Because that just makes me sound like a bastard and a asshole and those are two things that I really don't want to be, but gods, it's exhausting to feel like I have to always be on for people. To have to take all the darkness, pain, heartbreak, the difficulty, the strain, the daily struggle and box it all up so that I can make sure that when I talk to them, when I email them or call them or IM them or tweet them, that I'm "Happy Vic" and our conversations can be all about them and their day and their family and their job/school/love life/parents/writing. I mean, who wouldn't be happy to take some time to actually be able to focus on themselves for once? To be able to wake up in the morning and not feel obligated to comment, email, tweet, fb, talk, IM or call the required persons and enter into the same dialogue, the same routine as always.
"How are you?" "How are you and __insert name of SO here__ doing?" "How's the writing coming along?" "How's your job?" "How's the family?" "I read your blog/email/tweet/fb status..." "Sure, I'll go leave a comment..."
And I wish that I could blame my new attitude on the T-shots: "Oh, you know what? I've become more "I-don't-give-a-flying-fuck" because of the T-shots" but it wouldn't be the truth. If nothing else I try to be as honest as possible with everyone (because some people can't take the special brand of Vic brutal honesty-few can...trust me), so I won't lie to them. It's more or less a "I've come to the realization that I don't have to beg for affection and love. I deserve to be loved, I deserve to be in a committed relationship with whoever I want to be with. I deserve to have a real family who loves me unconditionally and who has my back at all times because they know that I'll have their back at all times. So because of that I don't feel like I should have to bow and scrape for you to deign to speak to me or ask me how I'm doing or email me/comment on my blog/tweet me/fb me/message me/IM me, etc."
And I've taken time away from a lot of people and a lot of places. I stepped back and questioned myself seriously. I asked myself "Is this going to help you grow as a person?" "Is this going to help you grow as a writer?" "Is this going to help you grow as a business owner?" "Is this going to help you grow as a man?" "Is this going to help you grow as a member of a family?" "Is this going to help you achieve your lifetime goals?" "Is this going to help your career/life/family/mental or emotional well-being?" "Is this going to help you physically?"
"Is this going to help you achieve and/or maintain happiness or is this going to make you unhappy?"

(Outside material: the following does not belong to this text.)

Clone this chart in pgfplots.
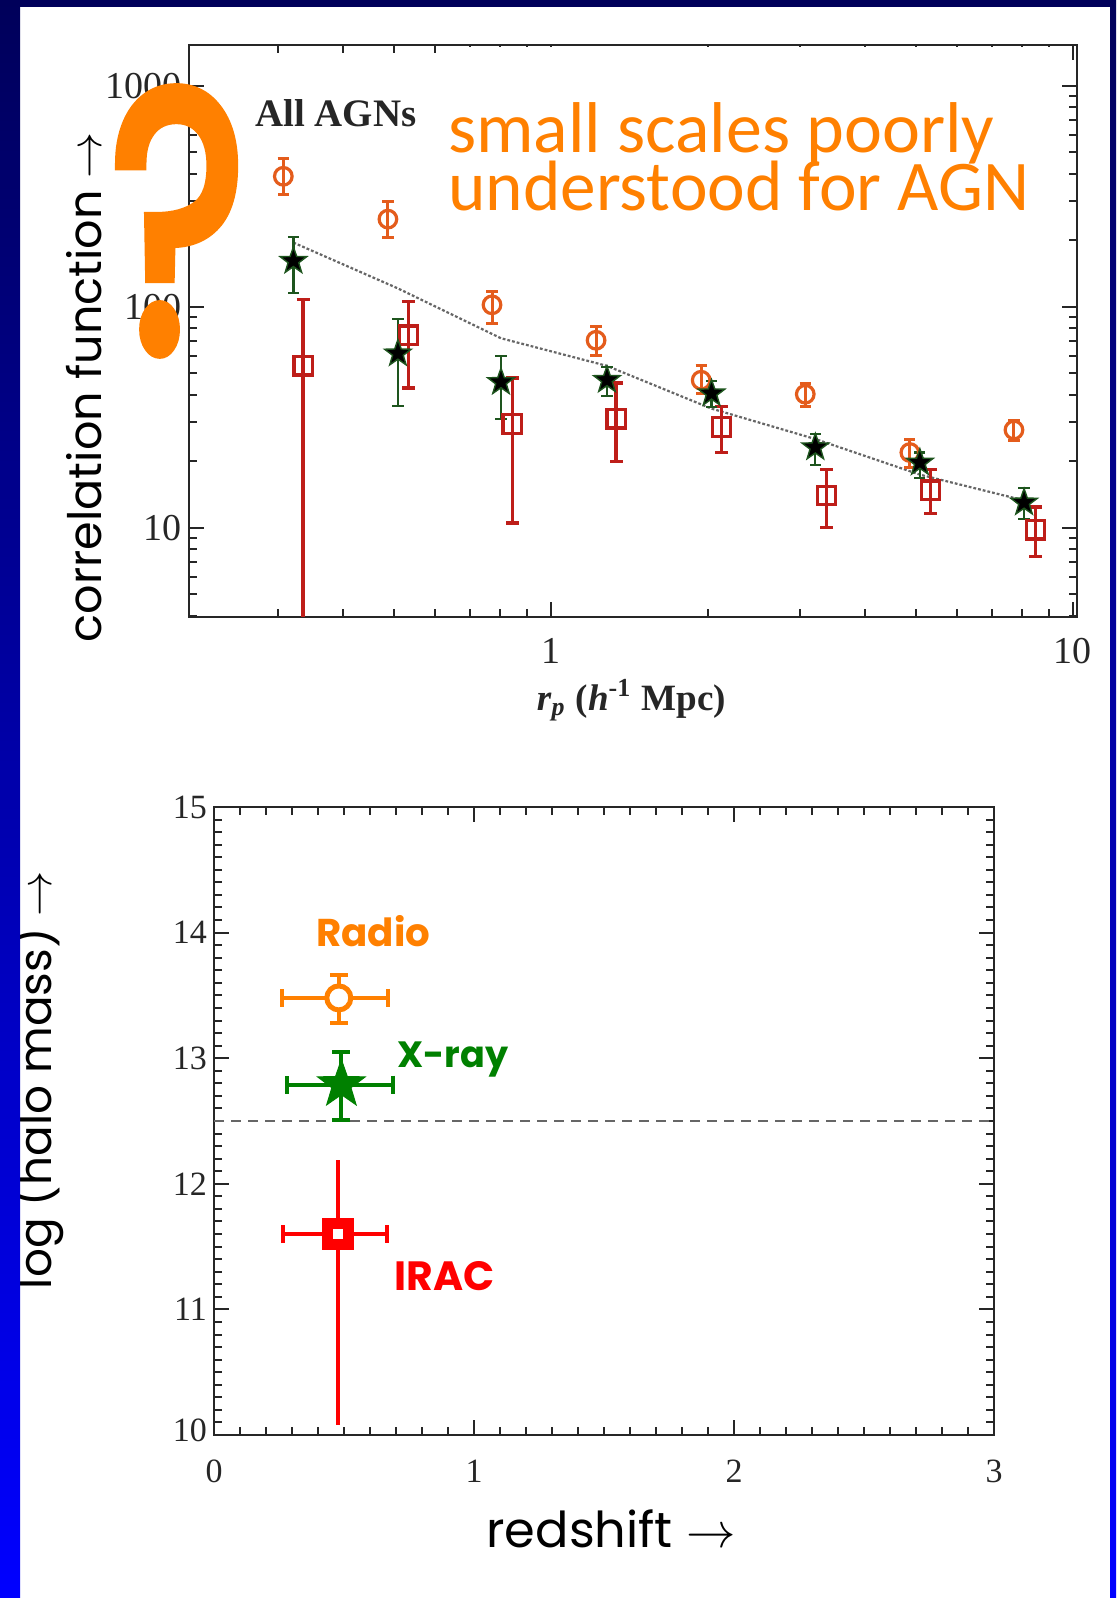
\documentclass[border=0pt]{standalone}
\usepackage{fontspec}
\setmainfont{Liberation Serif}
\newfontfamily\pop{Poppins}
\newfontfamily\popfb[FakeBold=3.5]{Poppins}
\newfontfamily\carl{Carlito}
\usepackage{graphicx}
\usepackage{pgfplots}
\pgfplotsset{compat=1.18}

\definecolor{ro}{RGB}{255,128,0}
\definecolor{xg}{RGB}{0,128,0}
\definecolor{irr}{RGB}{255,0,0}
\definecolor{radtop}{RGB}{228,92,28}
\definecolor{startop}{RGB}{30,85,30}
\definecolor{irtop}{RGB}{190,30,25}
\definecolor{navyA}{RGB}{0,0,90}
\definecolor{blueB}{RGB}{0,0,255}

\pgfdeclareplotmark{fstar}{%
 \pgfpathmoveto{\pgfpointpolar{90}{\pgfplotmarksize}}%
 \pgfpathlineto{\pgfpointpolar{126}{0.4*\pgfplotmarksize}}%
 \pgfpathlineto{\pgfpointpolar{162}{\pgfplotmarksize}}%
 \pgfpathlineto{\pgfpointpolar{198}{0.4*\pgfplotmarksize}}%
 \pgfpathlineto{\pgfpointpolar{234}{\pgfplotmarksize}}%
 \pgfpathlineto{\pgfpointpolar{270}{0.4*\pgfplotmarksize}}%
 \pgfpathlineto{\pgfpointpolar{306}{\pgfplotmarksize}}%
 \pgfpathlineto{\pgfpointpolar{342}{0.4*\pgfplotmarksize}}%
 \pgfpathlineto{\pgfpointpolar{18}{\pgfplotmarksize}}%
 \pgfpathlineto{\pgfpointpolar{54}{0.4*\pgfplotmarksize}}%
 \pgfpathclose
 \pgfusepathqfillstroke}

\begin{document}
\begin{tikzpicture}
\useasboundingbox (0,0) rectangle (558pt,-799pt);
\fill[white] (0,0) rectangle (558pt,-799pt);

% ---------------- top panel ----------------
\begin{axis}[
  at={(94.5pt,-308.5pt)}, anchor=south west,
  width=444pt, height=286pt, scale only axis,
  xmode=log, ymode=log,
  xmin=0.2025, xmax=10.18, ymin=3.95, ymax=1527,
  xtick={1,10}, xticklabels={1,10},
  ytick={10,100,1000}, yticklabels={10,100,1000},
  minor xtick={0.3,0.4,0.5,0.6,0.7,0.8,0.9,2,3,4,5,6,7,8,9},
  minor ytick={4,5,6,7,8,9,20,30,40,50,60,70,80,90,200,300,400,500,600,700,800,900},
  tick align=inside, major tick length=7.5pt, minor tick length=4pt,
  every tick/.style={black!85, line width=1pt},
  axis line style={line width=1.2pt, black!85},
  ticklabel style={font=\fontsize{19}{19}\selectfont, text=black!85},
  xticklabel style={yshift=-7pt},
  /pgf/number format/assume math mode=true,
]
\addplot[line width=1.1pt, black!60, dash pattern=on 1.4pt off 1pt]
  coordinates {(0.321,195) (0.509,121) (0.802,72) (1.28,54) (2.03,34.6) (3.21,25.2) (5.09,17.4) (8.06,13.3)};

\addplot[only marks, mark=o, mark size=4.4pt,
  mark options={draw=radtop, line width=1.6pt, solid},
  error bars/.cd, y dir=both, y explicit,
  error bar style={draw=radtop, line width=1.5pt},
  error mark options={rotate=90, draw=radtop, mark size=2.8pt, line width=1.5pt}]
  coordinates {
  (0.307,389) += (0,77) -= (0,68)
  (0.487,249) += (0,49) -= (0,43)
  (0.771,102) += (0,15) -= (0,18)
  (1.22,70.5) += (0,10.5) -= (0,10.5)
  (1.94,46.5) += (0,7.5) -= (0,6)
  (3.07,40.2) += (0,4.8) -= (0,4.9)
  (4.87,21.9) += (0,3.3) -= (0,3.2)
  (7.71,27.7) += (0,2.8) -= (0,3.0)
  };

\addplot[only marks, mark=square, mark size=4.6pt,
  mark options={draw=irtop, line width=1.6pt, solid},
  error bars/.cd, y dir=both, y explicit,
  error bar style={draw=irtop, line width=1.7pt},
  error mark options={rotate=90, draw=irtop, mark size=3.2pt, line width=1.7pt}]
  coordinates {
  (0.335,54.1) += (0,53.9) -= (0,53.0)
  (0.533,74.3) += (0,31.1) -= (0,31.5)
  (0.843,29.5) += (0,18.1) -= (0,19.0)
  (1.333,31.1) += (0,14.0) -= (0,11.1)
  (2.12,28.6) += (0,6.7) -= (0,6.7)
  (3.37,14.0) += (0,4.3) -= (0,4.0)
  (5.33,14.8) += (0,3.5) -= (0,3.2)
  (8.47,9.8) += (0,2.6) -= (0,2.4)
  };

\addplot[only marks, mark=fstar, mark size=7pt,
  mark options={fill=black, draw=startop, line width=0.7pt, solid},
  error bars/.cd, y dir=both, y explicit,
  error bar style={draw=startop, line width=1.1pt},
  error mark options={rotate=90, draw=startop, mark size=2.8pt, line width=1.1pt}]
  coordinates {
  (0.321,161) += (0,45) -= (0,46)
  (0.509,61.4) += (0,26.6) -= (0,25.7)
  (0.802,45.6) += (0,14.5) -= (0,14.5)
  (1.28,46.6) += (0,6.9) -= (0,7.3)
  (2.03,40.5) += (0,5.6) -= (0,5.2)
  (3.21,23.1) += (0,3.4) -= (0,3.8)
  (5.09,19.7) += (0,2.2) -= (0,2.9)
  (8.06,13.0) += (0,2.1) -= (0,2.0)
  };
\end{axis}

% white patch hiding top ticks under the annotation
\fill[white] (223.5pt,-23.5pt) rectangle (529pt,-107pt);

\node[anchor=base west, inner sep=0, text=black!85] at (127.5pt,-63.5pt)
  {\resizebox{80.5pt}{!}{\bfseries All AGNs}};
\node[anchor=base west, inner sep=0, text=ro] at (224pt,-76.5pt)
  {\resizebox{273pt}{!}{\carl small scales poorly}};
\node[anchor=base west, inner sep=0, text=ro] at (224pt,-105.5pt)
  {\resizebox{290.5pt}{!}{\carl understood for AGN}};
\node[inner sep=0, text=ro] at (89pt,-110.5pt)
  {\resizebox{68pt}{130pt}{\popfb ?}};

\node[rotate=90, inner sep=0] at (42pt,-193.5pt)
  {\resizebox{255pt}{!}{\pop correlation function $\rightarrow$}};
\node[anchor=base, inner sep=0, text=black!85] at (315.7pt,-355pt)
  {\resizebox{94.5pt}{!}{\bfseries\textit{r}\textsubscript{\textit{p}} (\textit{h}\textsuperscript{-1} Mpc)}};

% ---------------- bottom panel ----------------
\begin{axis}[
  at={(107pt,-717.5pt)}, anchor=south west,
  width=390pt, height=314pt, scale only axis,
  xmin=0, xmax=3, ymin=10, ymax=15,
  xtick={0,1,2,3}, xticklabels={0,1,2,3},
  ytick={10,11,12,13,14,15},
  yticklabels={\raisebox{5pt}{10},11,12,13,14,\raisebox{-3.5pt}{15}},
  minor x tick num=9, minor y tick num=9,
  tick align=inside, major tick length=7.5pt, minor tick length=4pt,
  every tick/.style={black!85, line width=1pt},
  axis line style={line width=1.2pt, black!85},
  ticklabel style={font=\fontsize{17}{17}\selectfont, text=black!85},
  xticklabel style={yshift=-9pt},
  /pgf/number format/assume math mode=true,
]
\addplot[black!60, line width=0.8pt, dash pattern=on 5pt off 3.5pt]
  coordinates {(0,12.5) (3,12.5)};

\addplot[only marks, mark=*, mark size=6pt,
  mark options={draw=ro, fill=white, line width=2.5pt},
  error bars/.cd, x dir=both, x explicit, y dir=both, y explicit,
  error bar style={draw=ro, line width=2pt},
  error mark options={rotate=90, draw=ro, mark size=4.5pt, line width=2pt}]
  coordinates {(0.48,13.48) += (0.19,0.18) -= (0.22,0.20)};

\addplot[only marks, mark=fstar, mark size=12.5pt,
  mark options={draw=xg, fill=xg, line width=0.5pt},
  error bars/.cd, x dir=both, x explicit, y dir=both, y explicit,
  error bar style={draw=xg, line width=2pt},
  error mark options={rotate=90, draw=xg, mark size=4.5pt, line width=2pt}]
  coordinates {(0.49,12.79) += (0.20,0.26) -= (0.21,0.28)};

\addplot[draw=irr, line width=2pt] coordinates {(0.475,10.08) (0.475,12.19)};
\addplot[only marks, mark=square*, mark size=5.25pt,
  mark options={draw=irr, fill=white, line width=5.5pt},
  error bars/.cd, x dir=both, x explicit,
  error bar style={draw=irr, line width=2pt},
  error mark options={rotate=90, draw=irr, mark size=4.5pt, line width=2pt}]
  coordinates {(0.475,11.6) += (0.19,0) -= (0.21,0)};

\node[anchor=base west, inner sep=0, text=ro] at (axis cs:0.392,13.89)
  {\resizebox{57pt}{!}{\pop\bfseries Radio}};
\node[anchor=base west, inner sep=0, text=xg] at (axis cs:0.704,12.93)
  {\resizebox{55.5pt}{!}{\pop\bfseries X-ray}};
\node[anchor=base west, inner sep=0, text=irr] at (axis cs:0.692,11.15)
  {\resizebox{50pt}{!}{\pop\bfseries IRAC}};
\end{axis}

\node[rotate=90, inner sep=0] at (18pt,-540pt)
  {\resizebox{209pt}{!}{\pop log (halo mass) $\rightarrow$}};
\node[anchor=base, inner sep=0] at (305.5pt,-773.5pt)
  {\resizebox{124.5pt}{!}{\pop redshift $\rightarrow$}};

% ---------------- frame ----------------
\shade[top color=navyA, bottom color=blueB] (0,0) rectangle (10pt,-799pt);
\shade[top color=navyA, bottom color=blueB] (555pt,0) rectangle (558pt,-799pt);
\fill[navyA] (0,0) rectangle (558pt,-3.5pt);
\end{tikzpicture}
\end{document}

I've asked these questions about activities, relationships, entertainment, books, hell, I even asked it about my pack of cigarettes that I take with me everywhere (it may not be helping me physically, but for right now it is helping my mental/emotional well-being as I smoke when I'm stressed). The ones that haven't made the cut, I wrote down on a list and I look at that list and I wonder how to tell the people on that list that I don't miss them and that I'm wondering if it would be best for us to continue our relationship, because while I love my family and friends and I love my readers, I have this whole new life ahead of me and I can't afford to keep people around who are going to make me feel bad about myself, my future or even my decision to live my truth and pursue my happiness. Life's too short for that. I can't afford to keep people around that aren't going to appreciate me or are going to take advantage of me.

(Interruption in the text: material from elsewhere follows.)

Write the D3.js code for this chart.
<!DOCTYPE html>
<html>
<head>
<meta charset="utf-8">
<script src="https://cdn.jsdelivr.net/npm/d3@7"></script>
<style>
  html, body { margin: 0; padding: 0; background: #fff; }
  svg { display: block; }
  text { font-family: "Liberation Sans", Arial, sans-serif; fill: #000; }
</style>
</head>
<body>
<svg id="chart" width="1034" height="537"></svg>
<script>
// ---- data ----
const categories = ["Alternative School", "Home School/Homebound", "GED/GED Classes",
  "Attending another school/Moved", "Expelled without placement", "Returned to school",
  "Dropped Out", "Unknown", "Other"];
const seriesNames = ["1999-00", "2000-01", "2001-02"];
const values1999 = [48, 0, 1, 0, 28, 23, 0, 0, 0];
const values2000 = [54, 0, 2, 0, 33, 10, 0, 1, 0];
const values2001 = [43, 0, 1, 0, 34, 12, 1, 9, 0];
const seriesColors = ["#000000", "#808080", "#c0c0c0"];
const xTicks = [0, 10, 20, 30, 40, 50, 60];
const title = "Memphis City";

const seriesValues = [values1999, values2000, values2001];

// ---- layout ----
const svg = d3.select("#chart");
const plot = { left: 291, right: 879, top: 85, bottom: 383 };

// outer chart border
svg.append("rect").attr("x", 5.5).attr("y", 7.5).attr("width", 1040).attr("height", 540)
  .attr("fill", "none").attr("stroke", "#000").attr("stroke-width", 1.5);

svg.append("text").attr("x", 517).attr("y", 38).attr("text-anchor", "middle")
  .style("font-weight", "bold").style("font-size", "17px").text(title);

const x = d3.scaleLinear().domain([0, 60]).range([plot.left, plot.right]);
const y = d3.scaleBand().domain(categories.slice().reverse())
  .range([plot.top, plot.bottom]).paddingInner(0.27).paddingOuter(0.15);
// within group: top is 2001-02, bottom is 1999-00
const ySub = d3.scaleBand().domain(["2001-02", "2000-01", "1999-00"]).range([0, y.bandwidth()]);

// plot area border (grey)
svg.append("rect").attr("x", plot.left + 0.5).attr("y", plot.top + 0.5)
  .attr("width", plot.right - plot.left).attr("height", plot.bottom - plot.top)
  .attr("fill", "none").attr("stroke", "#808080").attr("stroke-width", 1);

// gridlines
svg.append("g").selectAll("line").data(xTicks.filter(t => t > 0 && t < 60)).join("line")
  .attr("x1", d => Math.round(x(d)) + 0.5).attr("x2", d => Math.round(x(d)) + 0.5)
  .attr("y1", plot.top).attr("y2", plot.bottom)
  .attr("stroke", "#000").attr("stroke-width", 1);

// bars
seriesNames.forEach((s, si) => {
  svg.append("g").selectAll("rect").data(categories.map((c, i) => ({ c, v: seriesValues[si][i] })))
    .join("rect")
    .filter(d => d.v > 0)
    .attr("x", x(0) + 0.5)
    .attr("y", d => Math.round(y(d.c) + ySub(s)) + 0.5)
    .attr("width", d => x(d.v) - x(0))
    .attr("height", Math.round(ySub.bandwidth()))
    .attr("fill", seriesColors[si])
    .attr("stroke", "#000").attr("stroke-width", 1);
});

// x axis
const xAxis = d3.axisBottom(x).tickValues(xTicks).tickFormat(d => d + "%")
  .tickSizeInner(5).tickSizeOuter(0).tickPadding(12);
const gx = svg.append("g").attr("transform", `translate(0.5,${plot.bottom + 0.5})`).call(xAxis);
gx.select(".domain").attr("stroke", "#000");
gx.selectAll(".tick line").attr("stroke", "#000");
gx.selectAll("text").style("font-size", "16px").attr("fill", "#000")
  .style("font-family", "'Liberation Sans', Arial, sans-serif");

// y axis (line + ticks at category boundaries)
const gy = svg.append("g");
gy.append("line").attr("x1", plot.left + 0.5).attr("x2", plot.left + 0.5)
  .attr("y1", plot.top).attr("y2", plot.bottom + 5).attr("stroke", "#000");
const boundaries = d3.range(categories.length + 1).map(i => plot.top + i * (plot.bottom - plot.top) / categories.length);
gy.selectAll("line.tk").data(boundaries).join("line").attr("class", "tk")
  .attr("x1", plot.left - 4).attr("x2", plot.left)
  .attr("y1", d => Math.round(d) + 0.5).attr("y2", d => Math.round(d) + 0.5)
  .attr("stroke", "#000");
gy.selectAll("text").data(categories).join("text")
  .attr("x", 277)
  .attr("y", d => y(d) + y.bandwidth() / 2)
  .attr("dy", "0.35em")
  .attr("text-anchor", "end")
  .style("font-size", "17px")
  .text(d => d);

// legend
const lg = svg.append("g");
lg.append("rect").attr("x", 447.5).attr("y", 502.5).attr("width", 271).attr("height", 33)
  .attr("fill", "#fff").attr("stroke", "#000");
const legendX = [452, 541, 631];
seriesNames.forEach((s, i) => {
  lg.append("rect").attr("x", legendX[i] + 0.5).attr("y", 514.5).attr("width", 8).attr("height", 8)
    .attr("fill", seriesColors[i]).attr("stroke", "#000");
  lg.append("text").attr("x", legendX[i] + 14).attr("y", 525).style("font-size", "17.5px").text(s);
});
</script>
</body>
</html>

I won't keep people around who are only in my life to ride my coattails on the off chance that something might happen in my life that will thrust me into the spotlight and they want to be in the spotlight as well.
One of the greatest things that I did for myself down in Florida before GRL was getting rid of people who were only around me because they knew I had connections or because they knew that I was a writer, singer, actor, dancer, had a head for business, an ear for language/accents, because they knew I had friends who were attractive. I think that when I lost my bio family and all of my former friends (except like...two) from down in Florida when I came out, I accepted and embraced whoever would take me and now I have the amalgamation of people who actually care about me, actually love me, are actually in my corner, actually want to see good things happen for me, actually want the best for me, actually want to see my life improve and improve my life if they can, people who want to care about me and love me...and those who only want me in their life to improve them, their lives, love them and care for them, be there for them, give to them, people who only want me around to use me or when it suits them.
I had a boyfriend who only brought me around when he wanted to show me off, until that time I was his dirty little secret. I had a father and an entire family that did that to me too. I won't let anyone do it to me again.
So no, I really don't miss them at all and you know...I can't seem to bring myself to care one bit.
And doesn't that just make me the bad guy?